--- Records for this exercise ---
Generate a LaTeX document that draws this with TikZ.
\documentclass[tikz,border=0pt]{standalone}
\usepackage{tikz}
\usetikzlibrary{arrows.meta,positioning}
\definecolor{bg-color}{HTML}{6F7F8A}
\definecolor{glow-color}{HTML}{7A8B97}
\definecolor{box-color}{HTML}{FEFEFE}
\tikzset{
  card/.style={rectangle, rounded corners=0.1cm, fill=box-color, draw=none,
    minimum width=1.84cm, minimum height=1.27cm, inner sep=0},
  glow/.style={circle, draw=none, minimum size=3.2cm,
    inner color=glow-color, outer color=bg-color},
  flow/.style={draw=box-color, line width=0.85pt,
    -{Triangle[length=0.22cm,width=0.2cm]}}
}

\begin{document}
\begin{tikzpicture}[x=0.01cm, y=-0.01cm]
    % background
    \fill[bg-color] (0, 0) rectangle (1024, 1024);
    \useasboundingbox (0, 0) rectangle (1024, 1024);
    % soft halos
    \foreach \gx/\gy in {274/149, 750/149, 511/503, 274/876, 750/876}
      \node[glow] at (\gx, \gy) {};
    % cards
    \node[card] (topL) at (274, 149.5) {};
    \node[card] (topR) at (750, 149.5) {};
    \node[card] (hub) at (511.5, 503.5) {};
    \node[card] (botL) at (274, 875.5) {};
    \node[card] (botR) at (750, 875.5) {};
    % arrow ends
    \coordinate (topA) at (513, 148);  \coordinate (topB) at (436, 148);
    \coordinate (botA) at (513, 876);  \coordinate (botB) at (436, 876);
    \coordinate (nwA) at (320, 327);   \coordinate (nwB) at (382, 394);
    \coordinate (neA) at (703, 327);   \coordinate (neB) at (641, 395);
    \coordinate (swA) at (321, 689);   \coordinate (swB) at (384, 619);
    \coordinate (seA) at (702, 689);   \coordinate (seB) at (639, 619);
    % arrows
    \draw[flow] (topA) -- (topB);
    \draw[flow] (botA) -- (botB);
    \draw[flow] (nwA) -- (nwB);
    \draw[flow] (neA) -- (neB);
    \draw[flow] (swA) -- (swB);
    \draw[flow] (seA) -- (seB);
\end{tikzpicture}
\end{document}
---
--- Records for this exercise ---
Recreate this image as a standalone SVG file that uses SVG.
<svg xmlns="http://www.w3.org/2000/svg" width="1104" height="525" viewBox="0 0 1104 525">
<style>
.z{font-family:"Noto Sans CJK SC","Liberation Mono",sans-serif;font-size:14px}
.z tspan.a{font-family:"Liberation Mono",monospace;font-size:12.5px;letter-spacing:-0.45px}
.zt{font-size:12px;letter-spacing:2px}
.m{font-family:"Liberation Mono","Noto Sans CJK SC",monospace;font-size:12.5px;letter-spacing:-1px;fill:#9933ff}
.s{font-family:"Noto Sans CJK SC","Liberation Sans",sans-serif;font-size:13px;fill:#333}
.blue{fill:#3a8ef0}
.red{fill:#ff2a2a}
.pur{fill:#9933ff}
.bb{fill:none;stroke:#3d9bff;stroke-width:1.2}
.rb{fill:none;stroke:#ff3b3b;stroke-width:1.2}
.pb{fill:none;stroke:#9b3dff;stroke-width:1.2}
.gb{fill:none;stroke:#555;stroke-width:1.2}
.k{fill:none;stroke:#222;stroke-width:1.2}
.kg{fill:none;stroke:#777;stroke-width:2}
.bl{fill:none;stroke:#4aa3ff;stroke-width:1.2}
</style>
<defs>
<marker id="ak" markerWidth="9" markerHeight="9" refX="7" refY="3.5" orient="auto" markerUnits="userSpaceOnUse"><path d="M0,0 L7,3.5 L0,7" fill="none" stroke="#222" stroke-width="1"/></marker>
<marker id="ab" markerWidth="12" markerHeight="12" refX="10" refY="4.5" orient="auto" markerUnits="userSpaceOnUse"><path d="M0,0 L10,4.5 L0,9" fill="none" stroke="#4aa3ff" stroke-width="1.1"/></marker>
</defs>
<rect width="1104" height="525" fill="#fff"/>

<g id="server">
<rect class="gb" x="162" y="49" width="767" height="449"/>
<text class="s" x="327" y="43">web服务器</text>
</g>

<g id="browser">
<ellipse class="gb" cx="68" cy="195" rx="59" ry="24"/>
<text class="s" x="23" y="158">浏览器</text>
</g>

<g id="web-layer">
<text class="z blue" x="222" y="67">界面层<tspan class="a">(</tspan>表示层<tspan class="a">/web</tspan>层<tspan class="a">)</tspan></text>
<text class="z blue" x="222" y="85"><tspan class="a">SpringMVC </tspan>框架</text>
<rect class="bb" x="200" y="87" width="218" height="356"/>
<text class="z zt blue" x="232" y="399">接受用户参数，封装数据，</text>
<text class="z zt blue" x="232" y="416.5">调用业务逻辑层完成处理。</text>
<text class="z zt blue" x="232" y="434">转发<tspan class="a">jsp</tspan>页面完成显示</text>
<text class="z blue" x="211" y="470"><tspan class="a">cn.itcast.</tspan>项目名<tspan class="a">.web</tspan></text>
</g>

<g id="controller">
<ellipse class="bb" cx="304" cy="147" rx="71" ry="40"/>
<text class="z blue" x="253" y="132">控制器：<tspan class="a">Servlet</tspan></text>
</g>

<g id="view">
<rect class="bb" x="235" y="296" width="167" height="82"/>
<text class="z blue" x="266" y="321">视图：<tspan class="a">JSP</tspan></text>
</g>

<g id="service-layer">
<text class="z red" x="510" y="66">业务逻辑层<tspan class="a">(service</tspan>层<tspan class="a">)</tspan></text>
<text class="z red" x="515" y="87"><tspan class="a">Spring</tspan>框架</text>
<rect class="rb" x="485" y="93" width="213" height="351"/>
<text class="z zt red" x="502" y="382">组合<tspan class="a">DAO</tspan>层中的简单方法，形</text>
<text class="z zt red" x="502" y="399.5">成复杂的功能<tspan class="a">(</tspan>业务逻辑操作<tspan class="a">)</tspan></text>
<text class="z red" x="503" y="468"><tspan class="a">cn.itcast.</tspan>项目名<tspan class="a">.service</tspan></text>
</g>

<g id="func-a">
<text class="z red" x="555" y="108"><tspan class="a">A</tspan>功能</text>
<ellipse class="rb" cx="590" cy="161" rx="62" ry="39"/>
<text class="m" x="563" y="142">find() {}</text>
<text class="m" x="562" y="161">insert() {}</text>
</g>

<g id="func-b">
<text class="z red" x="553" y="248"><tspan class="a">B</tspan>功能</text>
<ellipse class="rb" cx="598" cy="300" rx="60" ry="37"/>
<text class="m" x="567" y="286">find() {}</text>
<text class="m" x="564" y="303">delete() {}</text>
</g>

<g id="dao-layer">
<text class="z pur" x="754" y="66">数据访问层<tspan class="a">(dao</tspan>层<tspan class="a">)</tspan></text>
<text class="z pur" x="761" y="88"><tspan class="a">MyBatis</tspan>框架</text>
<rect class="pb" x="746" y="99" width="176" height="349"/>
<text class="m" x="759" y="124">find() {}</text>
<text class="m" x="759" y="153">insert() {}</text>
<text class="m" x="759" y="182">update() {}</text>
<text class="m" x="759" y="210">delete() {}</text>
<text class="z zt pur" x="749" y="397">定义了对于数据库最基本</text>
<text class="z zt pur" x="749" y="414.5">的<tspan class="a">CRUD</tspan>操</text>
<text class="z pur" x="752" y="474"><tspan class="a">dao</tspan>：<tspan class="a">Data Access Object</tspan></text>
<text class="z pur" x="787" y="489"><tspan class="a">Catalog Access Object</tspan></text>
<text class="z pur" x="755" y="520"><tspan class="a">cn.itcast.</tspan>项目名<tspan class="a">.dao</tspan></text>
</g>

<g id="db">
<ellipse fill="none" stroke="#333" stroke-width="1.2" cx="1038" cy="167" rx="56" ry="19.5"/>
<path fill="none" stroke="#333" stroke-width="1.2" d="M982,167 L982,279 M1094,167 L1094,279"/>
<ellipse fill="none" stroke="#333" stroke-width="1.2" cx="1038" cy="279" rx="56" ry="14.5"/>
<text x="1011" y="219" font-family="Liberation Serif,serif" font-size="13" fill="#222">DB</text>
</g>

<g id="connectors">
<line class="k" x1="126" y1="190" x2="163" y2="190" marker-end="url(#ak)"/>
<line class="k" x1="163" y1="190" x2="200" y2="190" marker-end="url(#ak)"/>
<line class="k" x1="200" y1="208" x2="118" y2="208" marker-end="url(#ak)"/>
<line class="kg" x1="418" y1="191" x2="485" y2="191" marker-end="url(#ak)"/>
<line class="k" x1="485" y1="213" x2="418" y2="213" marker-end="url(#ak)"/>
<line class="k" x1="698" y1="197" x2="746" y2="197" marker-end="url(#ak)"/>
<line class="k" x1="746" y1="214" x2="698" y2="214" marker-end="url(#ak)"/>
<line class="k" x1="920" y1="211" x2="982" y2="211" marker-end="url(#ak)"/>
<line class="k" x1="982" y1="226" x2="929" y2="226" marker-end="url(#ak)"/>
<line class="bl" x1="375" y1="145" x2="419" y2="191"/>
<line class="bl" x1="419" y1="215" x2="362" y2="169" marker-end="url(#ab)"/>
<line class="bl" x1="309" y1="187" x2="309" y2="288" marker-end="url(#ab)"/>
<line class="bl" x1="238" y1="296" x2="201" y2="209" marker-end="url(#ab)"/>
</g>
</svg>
---
--- Records for this exercise ---
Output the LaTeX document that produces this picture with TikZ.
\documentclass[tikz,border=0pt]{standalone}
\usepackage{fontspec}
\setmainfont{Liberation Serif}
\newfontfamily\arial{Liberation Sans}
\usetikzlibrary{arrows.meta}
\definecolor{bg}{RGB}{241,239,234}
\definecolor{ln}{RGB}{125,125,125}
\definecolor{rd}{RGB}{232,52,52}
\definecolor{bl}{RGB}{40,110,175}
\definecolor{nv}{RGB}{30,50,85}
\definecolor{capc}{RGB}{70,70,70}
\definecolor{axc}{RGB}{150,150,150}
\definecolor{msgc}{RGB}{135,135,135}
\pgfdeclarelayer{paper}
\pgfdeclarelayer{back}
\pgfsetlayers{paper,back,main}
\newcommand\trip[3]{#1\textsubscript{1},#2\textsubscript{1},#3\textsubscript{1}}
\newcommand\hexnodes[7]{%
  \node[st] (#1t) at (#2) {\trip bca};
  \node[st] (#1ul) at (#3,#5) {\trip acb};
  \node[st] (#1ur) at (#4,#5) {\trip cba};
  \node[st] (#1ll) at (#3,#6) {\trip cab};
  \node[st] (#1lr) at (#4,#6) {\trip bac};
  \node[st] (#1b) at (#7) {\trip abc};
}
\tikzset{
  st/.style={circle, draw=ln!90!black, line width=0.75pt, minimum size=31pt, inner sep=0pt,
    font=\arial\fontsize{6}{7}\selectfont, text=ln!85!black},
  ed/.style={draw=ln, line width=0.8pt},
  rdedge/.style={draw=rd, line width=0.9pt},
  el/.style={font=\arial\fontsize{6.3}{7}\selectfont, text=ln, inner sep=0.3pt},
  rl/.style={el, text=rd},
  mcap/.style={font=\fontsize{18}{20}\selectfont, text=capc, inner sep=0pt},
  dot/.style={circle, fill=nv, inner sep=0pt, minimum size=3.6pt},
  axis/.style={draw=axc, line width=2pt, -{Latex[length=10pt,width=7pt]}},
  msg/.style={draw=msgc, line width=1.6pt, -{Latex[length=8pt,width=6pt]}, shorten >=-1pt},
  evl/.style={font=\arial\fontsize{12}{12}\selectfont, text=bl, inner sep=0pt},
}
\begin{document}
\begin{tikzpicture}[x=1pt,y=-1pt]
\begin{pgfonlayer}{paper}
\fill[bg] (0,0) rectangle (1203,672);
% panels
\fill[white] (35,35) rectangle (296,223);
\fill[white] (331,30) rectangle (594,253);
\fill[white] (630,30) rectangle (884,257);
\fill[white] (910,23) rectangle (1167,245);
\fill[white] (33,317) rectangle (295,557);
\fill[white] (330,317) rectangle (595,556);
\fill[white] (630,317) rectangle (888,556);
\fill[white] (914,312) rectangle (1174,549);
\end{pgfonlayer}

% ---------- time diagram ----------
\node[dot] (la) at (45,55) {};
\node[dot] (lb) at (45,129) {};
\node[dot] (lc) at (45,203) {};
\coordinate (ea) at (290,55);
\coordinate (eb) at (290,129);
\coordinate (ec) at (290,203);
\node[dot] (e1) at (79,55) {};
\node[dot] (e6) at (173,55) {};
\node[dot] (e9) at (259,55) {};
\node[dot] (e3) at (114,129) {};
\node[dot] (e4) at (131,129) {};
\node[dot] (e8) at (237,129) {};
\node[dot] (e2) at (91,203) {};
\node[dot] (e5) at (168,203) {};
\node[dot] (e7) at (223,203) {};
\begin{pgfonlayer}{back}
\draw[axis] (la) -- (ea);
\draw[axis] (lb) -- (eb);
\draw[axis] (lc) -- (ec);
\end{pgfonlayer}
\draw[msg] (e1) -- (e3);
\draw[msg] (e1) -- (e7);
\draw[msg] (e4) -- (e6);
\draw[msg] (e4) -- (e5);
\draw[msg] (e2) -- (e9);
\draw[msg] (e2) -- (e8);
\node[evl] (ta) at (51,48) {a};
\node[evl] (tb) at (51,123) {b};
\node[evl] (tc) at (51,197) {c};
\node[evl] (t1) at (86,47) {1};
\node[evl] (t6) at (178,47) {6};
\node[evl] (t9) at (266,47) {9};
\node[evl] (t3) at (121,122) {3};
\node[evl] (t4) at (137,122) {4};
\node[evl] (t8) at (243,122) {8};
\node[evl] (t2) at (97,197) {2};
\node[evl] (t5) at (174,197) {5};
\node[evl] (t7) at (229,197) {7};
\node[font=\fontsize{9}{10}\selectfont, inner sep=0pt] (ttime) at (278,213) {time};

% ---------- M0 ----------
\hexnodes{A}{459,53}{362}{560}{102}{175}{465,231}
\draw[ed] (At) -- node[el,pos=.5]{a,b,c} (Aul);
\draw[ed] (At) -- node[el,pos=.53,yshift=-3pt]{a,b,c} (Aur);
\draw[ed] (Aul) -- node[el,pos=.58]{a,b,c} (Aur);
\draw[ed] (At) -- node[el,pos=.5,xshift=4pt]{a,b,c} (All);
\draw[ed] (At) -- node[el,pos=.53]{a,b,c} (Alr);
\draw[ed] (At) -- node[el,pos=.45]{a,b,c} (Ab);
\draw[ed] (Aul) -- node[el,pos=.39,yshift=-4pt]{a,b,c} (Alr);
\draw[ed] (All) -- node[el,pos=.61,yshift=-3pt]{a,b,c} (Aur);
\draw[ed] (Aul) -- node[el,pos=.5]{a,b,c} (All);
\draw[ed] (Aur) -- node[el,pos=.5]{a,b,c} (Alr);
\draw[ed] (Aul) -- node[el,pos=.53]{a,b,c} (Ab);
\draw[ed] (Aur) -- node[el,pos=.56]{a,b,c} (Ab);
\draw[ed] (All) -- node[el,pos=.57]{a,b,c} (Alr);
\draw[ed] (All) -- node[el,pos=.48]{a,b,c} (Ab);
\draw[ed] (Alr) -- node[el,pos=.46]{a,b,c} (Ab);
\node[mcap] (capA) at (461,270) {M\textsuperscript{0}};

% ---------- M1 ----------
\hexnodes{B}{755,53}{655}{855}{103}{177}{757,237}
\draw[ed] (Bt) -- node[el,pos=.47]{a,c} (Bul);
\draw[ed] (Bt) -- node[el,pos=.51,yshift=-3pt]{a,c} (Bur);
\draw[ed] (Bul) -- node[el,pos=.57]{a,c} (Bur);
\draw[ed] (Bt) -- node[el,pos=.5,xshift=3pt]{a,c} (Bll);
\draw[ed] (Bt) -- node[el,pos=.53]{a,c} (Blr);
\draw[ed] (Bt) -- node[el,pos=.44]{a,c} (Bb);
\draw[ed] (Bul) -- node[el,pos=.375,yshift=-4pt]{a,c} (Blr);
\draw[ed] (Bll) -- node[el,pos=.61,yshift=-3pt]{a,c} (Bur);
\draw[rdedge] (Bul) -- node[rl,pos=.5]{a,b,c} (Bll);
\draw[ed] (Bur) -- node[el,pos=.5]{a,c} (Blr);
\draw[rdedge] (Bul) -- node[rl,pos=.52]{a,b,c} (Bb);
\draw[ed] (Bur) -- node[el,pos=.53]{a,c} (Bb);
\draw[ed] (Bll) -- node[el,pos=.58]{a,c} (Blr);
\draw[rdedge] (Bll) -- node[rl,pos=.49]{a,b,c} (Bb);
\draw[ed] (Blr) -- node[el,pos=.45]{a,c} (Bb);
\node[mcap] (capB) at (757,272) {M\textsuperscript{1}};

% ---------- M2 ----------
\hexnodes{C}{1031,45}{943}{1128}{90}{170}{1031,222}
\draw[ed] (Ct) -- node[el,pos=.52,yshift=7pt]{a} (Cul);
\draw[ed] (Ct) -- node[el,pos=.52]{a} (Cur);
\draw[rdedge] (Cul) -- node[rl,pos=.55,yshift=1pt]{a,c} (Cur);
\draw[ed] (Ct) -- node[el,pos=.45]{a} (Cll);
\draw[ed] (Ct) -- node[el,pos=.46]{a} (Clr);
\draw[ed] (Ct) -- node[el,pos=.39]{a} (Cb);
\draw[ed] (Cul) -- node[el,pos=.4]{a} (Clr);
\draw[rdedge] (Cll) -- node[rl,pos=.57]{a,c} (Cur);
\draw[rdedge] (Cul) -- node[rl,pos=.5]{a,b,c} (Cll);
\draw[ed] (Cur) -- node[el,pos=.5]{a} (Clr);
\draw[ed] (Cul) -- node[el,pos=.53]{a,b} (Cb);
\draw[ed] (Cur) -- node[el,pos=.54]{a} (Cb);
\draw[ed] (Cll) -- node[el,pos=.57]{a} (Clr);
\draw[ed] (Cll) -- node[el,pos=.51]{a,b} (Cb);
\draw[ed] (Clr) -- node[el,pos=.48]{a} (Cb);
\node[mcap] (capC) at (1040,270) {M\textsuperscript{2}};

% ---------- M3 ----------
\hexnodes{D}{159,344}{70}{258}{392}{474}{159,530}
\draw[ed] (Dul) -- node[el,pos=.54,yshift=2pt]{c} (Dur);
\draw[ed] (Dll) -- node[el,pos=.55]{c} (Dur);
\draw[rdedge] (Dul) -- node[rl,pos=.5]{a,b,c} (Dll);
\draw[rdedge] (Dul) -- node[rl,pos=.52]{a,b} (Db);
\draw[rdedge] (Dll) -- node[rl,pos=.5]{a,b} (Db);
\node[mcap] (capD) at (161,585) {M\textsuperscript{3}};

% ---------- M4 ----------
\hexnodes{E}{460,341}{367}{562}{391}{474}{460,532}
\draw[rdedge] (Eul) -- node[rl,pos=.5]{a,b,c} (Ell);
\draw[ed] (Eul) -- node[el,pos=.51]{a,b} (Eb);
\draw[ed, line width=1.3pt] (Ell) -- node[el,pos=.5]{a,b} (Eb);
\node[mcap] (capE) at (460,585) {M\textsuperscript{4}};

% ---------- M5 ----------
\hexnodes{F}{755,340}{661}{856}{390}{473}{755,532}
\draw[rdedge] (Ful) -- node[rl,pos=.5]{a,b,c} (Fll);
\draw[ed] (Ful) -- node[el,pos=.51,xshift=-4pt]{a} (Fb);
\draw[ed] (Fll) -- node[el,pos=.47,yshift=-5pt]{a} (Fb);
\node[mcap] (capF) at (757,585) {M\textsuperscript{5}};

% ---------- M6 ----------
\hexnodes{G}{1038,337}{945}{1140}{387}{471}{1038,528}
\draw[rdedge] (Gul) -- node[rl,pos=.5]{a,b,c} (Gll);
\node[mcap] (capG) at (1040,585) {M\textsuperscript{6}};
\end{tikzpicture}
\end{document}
---
Exercise aim:
Only lines with the string "that" belong in your answer; copy each one.

Exercise output:
Generate a LaTeX document that draws this with TikZ.
Recreate this image as a standalone SVG file that uses SVG.
Output the LaTeX document that produces this picture with TikZ.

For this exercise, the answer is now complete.